Pull out every line below containing the word "draw".

**Entries:**

================================

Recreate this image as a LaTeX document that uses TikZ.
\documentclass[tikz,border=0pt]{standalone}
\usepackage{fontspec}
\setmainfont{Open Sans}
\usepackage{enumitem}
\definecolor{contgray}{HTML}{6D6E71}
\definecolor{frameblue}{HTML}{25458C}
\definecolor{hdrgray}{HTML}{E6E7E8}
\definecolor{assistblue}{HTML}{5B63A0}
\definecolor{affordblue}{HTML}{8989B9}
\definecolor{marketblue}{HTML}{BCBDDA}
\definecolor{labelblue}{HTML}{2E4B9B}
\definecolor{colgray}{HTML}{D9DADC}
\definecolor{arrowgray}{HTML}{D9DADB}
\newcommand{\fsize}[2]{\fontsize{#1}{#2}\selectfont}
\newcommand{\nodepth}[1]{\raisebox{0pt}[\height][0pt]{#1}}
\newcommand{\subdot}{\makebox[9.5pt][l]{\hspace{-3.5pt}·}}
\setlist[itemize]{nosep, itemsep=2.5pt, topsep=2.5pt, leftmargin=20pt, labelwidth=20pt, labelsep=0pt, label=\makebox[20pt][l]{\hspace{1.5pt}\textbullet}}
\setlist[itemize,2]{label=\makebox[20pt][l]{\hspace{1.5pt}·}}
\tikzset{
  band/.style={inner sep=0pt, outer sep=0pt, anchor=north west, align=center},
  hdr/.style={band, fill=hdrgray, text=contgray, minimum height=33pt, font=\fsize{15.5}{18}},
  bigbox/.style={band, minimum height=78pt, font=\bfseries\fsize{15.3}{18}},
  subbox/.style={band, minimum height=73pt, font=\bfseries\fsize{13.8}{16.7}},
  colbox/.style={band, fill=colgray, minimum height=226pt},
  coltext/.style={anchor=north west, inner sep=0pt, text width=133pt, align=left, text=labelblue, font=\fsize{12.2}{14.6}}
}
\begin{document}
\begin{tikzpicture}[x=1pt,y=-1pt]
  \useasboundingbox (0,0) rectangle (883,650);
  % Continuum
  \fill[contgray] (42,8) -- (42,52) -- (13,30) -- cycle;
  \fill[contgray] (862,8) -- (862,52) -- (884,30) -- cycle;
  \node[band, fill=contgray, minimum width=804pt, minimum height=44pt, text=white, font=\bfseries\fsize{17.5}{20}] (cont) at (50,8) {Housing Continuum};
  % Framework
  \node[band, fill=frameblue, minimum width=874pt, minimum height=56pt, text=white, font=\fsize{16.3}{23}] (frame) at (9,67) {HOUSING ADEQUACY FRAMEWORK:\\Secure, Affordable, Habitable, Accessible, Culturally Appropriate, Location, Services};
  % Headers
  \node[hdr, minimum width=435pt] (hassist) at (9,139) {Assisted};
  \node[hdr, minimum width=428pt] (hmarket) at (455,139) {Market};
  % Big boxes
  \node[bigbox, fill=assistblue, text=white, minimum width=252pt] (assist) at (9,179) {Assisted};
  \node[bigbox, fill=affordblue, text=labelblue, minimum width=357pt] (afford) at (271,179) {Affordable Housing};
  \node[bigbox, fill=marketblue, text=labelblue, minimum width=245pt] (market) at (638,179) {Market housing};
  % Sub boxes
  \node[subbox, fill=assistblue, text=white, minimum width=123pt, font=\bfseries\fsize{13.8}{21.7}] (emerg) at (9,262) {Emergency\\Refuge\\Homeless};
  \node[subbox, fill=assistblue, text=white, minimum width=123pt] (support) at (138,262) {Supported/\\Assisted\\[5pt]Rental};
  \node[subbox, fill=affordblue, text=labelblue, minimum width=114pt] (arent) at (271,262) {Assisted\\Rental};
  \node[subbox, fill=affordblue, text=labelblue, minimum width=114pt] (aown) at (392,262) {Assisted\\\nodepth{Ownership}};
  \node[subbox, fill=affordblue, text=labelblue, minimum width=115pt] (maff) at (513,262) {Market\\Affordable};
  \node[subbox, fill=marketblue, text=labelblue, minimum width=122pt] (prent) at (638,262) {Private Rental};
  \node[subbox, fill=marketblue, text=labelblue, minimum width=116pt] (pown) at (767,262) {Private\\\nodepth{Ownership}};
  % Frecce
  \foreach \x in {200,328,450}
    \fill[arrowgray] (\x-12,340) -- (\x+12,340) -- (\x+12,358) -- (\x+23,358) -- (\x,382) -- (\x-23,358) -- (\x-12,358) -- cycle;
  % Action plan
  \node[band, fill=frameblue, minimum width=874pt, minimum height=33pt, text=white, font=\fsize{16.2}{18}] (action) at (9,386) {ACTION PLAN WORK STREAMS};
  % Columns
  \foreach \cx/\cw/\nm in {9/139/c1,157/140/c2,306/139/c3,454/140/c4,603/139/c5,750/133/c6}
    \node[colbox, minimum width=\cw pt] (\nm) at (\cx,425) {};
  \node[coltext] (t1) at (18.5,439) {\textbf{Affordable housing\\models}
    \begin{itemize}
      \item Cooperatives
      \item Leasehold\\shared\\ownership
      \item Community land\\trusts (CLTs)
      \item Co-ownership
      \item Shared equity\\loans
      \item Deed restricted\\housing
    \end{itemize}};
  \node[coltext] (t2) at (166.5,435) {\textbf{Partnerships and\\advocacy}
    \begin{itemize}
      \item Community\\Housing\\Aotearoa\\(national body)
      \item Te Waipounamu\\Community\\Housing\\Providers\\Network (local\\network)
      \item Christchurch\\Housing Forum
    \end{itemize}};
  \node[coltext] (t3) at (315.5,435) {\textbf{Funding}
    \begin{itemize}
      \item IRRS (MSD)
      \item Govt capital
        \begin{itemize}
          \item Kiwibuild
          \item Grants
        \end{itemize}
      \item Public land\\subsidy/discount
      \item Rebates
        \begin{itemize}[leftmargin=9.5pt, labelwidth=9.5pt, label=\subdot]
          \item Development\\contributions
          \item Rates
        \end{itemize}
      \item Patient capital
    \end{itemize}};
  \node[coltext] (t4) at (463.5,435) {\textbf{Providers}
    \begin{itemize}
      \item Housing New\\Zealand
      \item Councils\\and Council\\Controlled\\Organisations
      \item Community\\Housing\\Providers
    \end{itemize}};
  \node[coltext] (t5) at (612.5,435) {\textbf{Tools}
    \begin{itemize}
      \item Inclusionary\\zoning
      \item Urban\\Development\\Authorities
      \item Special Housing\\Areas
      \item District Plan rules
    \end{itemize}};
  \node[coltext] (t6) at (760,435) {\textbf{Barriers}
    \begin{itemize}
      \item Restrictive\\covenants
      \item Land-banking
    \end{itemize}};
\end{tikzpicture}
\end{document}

================================

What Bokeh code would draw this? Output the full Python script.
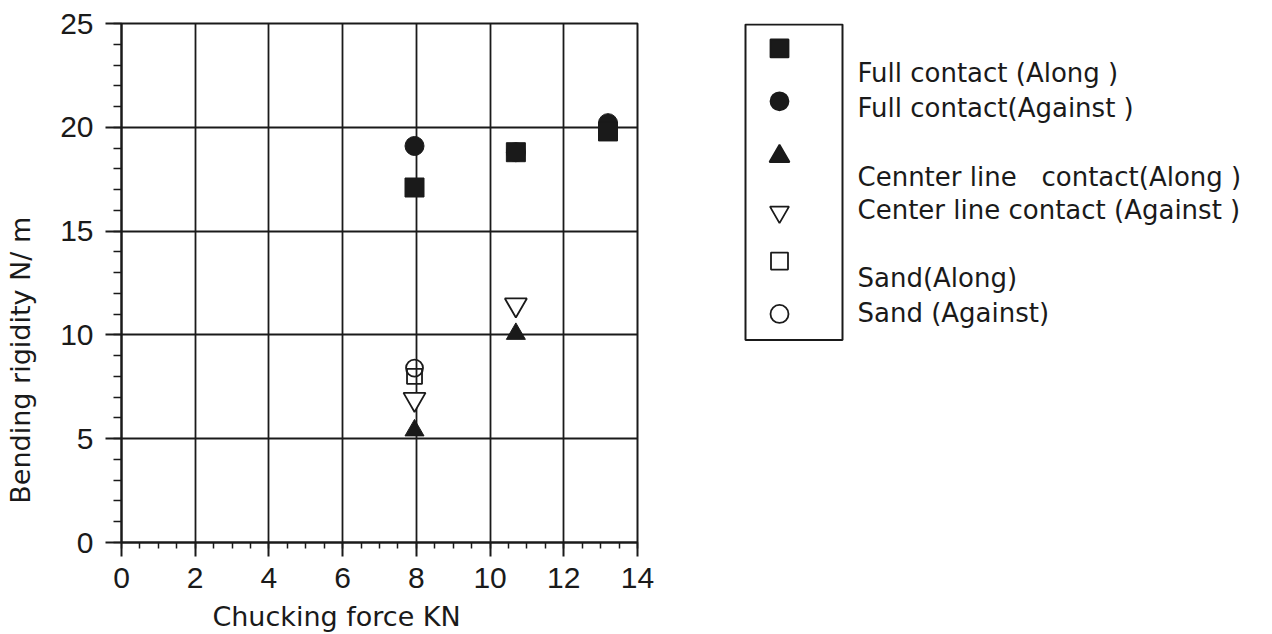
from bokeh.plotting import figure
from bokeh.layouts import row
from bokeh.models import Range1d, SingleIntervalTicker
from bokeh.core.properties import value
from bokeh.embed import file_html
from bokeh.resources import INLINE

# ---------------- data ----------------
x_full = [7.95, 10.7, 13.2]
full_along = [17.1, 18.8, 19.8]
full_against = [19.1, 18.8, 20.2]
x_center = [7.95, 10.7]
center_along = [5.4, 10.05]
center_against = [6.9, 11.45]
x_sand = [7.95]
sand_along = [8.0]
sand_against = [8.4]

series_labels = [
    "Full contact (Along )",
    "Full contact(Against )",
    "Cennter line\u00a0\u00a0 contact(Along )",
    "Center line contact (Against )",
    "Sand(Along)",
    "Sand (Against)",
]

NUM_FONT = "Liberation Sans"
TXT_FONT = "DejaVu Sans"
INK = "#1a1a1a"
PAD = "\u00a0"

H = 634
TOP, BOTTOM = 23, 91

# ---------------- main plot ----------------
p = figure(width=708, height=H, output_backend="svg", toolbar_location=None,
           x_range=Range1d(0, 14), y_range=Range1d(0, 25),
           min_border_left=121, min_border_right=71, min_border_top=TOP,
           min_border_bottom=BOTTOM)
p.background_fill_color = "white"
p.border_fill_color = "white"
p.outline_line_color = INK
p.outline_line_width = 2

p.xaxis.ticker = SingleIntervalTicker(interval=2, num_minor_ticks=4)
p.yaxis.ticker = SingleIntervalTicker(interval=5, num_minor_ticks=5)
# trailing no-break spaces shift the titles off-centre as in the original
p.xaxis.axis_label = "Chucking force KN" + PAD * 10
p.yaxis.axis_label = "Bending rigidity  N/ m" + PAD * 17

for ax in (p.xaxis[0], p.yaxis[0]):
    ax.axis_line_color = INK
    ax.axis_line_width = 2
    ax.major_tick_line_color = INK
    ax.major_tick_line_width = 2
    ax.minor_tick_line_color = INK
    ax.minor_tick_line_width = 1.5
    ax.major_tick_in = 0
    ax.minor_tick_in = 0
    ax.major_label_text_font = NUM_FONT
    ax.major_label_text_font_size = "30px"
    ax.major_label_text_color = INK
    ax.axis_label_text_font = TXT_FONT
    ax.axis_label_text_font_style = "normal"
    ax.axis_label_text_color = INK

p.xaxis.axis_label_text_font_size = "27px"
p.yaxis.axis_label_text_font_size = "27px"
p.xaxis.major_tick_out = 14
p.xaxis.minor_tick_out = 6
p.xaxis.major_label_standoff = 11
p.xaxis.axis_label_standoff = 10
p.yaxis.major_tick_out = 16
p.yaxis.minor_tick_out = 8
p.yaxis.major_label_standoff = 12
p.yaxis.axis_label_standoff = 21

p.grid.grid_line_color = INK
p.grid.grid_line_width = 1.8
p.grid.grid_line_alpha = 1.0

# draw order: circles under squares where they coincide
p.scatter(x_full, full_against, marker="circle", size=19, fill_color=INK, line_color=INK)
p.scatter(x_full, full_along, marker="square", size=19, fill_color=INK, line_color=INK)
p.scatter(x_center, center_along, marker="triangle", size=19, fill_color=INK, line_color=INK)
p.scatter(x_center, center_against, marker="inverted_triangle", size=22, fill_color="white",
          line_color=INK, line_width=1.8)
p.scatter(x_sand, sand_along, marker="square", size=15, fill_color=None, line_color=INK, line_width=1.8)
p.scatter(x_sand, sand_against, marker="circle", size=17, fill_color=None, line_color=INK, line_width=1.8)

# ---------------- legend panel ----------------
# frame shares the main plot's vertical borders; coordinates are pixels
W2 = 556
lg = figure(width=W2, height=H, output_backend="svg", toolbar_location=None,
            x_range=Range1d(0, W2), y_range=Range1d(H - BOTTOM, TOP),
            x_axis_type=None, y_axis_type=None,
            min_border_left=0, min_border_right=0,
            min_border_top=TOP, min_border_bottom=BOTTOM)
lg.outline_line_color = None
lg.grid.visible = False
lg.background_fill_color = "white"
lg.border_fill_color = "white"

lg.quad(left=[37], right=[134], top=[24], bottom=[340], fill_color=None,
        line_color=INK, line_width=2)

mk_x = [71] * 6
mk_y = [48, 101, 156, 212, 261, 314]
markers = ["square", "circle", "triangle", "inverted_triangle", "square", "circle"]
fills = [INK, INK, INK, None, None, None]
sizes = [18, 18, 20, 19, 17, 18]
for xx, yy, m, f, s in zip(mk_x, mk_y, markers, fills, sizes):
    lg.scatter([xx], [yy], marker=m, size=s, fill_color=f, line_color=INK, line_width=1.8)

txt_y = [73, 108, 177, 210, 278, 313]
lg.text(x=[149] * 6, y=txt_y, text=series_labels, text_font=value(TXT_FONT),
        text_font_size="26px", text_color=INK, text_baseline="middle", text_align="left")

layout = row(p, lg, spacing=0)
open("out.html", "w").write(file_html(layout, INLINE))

================================

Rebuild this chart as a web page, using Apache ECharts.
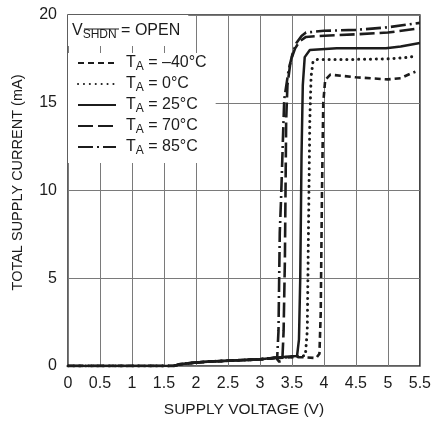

================================

**Reply:**
What Bokeh code would draw this? Output the full Python script.
# draw order: circles under squares where they coincide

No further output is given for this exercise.